(Rows from a dataset of charts and code)
************
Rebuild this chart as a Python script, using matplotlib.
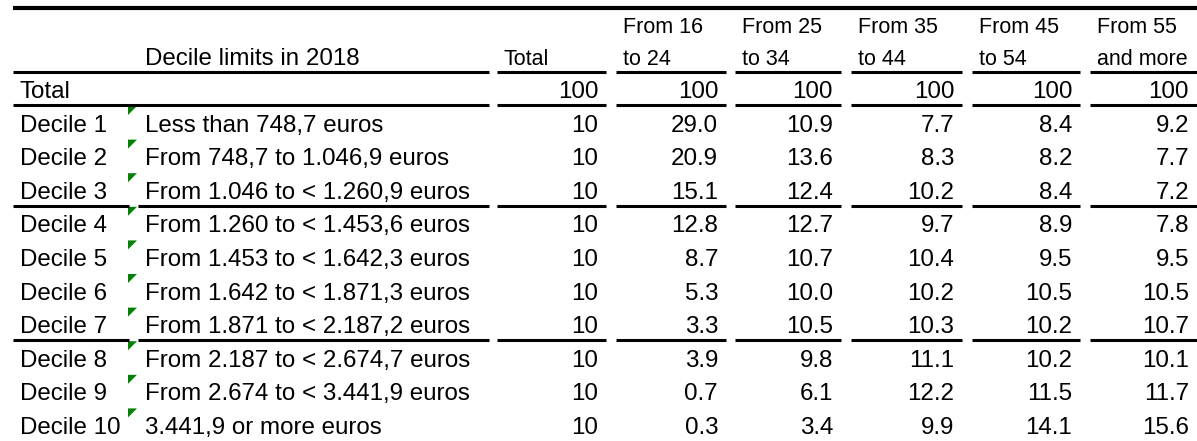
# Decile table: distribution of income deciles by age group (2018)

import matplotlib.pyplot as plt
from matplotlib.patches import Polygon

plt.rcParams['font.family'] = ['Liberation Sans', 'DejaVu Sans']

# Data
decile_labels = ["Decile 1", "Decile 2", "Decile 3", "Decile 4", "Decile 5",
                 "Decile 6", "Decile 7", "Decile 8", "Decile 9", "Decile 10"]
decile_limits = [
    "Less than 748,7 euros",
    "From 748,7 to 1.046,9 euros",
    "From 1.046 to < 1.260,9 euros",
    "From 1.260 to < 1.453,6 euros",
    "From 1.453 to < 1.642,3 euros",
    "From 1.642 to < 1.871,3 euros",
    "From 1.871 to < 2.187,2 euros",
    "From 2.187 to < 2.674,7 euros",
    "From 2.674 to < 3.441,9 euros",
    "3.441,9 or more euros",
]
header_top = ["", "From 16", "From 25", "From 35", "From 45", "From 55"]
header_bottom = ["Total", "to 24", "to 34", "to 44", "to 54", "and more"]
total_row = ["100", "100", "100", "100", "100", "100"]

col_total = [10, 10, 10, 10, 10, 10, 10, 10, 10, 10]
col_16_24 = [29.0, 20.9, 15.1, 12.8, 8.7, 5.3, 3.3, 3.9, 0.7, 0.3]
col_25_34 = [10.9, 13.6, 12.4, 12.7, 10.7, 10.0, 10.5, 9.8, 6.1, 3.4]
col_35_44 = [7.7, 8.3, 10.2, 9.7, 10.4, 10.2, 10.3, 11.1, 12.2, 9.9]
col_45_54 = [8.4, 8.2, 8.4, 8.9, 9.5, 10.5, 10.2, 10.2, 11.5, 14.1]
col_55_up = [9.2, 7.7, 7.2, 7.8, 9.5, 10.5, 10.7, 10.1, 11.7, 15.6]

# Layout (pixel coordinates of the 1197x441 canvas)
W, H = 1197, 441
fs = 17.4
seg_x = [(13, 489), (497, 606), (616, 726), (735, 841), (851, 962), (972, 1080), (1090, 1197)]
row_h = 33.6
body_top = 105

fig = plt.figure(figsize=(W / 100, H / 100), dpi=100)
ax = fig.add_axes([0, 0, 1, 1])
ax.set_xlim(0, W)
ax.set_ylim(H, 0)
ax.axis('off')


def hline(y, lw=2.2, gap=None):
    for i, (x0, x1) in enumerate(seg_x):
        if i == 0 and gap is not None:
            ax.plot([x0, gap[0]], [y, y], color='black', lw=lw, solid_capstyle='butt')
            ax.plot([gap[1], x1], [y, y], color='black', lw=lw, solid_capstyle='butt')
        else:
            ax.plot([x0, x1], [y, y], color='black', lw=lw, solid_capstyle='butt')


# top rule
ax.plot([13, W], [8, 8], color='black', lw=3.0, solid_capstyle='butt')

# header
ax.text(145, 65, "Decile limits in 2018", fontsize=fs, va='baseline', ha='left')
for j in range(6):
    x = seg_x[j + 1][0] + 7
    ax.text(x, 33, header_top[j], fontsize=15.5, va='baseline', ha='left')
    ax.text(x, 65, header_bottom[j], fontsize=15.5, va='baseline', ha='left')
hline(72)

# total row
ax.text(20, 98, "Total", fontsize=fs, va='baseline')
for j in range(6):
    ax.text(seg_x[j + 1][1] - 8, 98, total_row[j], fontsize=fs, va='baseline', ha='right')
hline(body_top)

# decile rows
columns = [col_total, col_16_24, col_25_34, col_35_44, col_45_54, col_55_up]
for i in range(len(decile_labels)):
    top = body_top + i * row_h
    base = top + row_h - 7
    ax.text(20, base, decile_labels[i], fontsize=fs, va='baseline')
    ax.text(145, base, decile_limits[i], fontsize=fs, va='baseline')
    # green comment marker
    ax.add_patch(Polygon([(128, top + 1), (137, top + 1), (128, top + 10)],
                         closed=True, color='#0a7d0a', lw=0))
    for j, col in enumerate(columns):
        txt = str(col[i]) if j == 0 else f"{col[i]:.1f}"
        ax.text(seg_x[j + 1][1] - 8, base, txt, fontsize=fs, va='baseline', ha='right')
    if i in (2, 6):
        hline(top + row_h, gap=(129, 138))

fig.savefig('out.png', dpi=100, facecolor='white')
************
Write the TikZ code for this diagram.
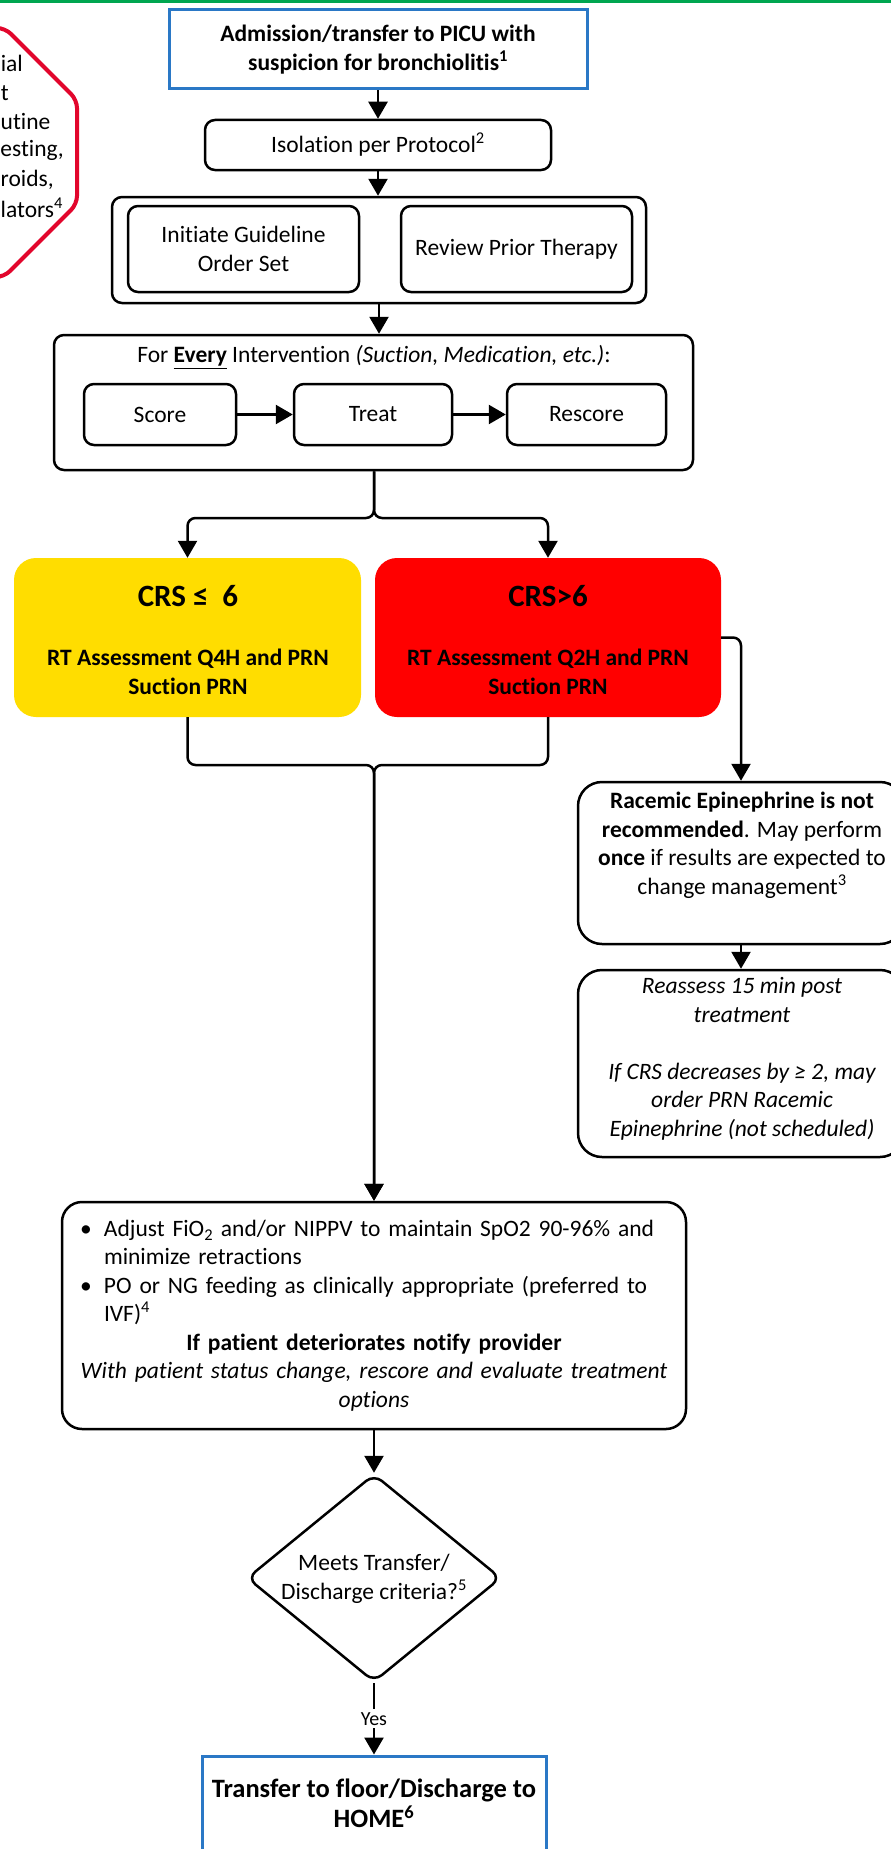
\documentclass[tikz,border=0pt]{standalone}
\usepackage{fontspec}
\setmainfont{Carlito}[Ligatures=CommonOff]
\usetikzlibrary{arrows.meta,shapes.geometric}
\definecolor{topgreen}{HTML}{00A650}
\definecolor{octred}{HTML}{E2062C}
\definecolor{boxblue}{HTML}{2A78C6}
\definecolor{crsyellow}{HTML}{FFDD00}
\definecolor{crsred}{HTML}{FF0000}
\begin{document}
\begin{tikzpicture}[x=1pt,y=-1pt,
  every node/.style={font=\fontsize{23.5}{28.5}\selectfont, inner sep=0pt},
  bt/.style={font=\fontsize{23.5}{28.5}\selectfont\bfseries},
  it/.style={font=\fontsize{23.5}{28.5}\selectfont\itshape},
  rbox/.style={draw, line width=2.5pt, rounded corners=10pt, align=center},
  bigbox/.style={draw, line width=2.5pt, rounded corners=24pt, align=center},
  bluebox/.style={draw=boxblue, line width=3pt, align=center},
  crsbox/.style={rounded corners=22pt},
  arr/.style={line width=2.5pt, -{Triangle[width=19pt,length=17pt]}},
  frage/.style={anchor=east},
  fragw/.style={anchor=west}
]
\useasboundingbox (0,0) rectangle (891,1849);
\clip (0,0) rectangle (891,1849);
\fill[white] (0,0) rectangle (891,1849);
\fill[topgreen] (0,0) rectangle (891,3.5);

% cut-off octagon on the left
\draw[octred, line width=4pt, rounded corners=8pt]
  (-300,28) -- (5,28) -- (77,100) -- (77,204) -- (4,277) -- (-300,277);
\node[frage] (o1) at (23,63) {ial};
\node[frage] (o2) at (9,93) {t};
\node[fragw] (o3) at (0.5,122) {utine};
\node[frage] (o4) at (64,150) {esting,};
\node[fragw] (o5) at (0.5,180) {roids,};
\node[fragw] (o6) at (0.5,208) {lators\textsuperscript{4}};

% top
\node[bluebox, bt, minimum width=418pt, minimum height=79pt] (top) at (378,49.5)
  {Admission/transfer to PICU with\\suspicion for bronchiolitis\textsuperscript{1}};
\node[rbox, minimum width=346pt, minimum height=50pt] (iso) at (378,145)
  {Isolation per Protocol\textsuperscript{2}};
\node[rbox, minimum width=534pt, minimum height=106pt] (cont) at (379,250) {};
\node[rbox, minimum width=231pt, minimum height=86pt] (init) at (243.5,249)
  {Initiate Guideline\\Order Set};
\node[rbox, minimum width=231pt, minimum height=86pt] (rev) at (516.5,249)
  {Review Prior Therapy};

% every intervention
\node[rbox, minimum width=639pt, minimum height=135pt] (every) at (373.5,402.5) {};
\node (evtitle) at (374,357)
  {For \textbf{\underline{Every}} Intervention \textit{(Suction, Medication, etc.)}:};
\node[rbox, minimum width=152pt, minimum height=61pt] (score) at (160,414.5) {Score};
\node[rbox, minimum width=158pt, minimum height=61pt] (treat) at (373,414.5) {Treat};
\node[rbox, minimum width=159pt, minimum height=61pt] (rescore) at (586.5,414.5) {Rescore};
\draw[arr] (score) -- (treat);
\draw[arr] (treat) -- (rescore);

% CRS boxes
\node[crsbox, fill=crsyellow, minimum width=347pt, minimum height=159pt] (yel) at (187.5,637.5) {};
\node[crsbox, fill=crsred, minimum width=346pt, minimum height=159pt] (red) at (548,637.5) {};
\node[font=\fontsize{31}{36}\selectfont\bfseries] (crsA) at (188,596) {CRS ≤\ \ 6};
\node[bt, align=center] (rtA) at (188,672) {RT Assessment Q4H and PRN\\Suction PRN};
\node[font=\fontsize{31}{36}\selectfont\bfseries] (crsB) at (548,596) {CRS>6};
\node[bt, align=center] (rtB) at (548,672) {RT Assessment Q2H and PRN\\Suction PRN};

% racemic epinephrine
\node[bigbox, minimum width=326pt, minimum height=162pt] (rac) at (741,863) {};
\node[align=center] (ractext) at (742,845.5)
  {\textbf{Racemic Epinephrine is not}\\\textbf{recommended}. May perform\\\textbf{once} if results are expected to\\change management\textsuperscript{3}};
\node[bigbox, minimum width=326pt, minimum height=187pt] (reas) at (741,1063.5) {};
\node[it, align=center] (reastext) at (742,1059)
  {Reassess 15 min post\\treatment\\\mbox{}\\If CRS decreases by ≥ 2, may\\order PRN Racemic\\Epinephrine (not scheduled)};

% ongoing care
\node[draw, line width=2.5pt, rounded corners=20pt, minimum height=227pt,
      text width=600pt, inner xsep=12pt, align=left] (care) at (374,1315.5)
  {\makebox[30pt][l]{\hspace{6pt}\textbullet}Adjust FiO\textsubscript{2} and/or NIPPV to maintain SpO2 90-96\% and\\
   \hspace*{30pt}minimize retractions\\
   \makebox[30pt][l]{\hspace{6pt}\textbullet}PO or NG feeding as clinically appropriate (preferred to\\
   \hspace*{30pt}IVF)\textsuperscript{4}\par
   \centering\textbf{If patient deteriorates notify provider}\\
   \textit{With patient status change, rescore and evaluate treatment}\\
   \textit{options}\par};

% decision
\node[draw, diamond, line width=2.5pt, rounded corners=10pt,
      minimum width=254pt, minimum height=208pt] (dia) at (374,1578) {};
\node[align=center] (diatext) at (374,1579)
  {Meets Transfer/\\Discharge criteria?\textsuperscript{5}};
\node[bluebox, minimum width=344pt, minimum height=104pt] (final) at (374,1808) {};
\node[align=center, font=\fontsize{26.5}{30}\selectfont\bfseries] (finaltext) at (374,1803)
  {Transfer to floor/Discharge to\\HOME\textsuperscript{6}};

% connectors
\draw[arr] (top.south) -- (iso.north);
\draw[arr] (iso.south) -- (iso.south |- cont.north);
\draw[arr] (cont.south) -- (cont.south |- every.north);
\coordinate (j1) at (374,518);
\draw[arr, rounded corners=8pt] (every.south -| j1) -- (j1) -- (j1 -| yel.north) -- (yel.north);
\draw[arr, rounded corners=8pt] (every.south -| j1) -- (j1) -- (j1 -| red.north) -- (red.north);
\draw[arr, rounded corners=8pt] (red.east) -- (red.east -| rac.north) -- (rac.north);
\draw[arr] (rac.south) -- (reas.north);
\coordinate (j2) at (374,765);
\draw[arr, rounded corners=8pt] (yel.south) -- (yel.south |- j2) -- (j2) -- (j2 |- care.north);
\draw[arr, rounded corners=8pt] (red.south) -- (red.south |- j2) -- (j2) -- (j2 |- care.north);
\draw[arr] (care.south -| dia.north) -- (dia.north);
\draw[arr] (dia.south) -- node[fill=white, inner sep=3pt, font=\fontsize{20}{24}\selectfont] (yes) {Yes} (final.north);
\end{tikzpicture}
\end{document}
************
Given instruction = Say how many lines in the entries contain the string "this", and say nothing else.

Full output = 2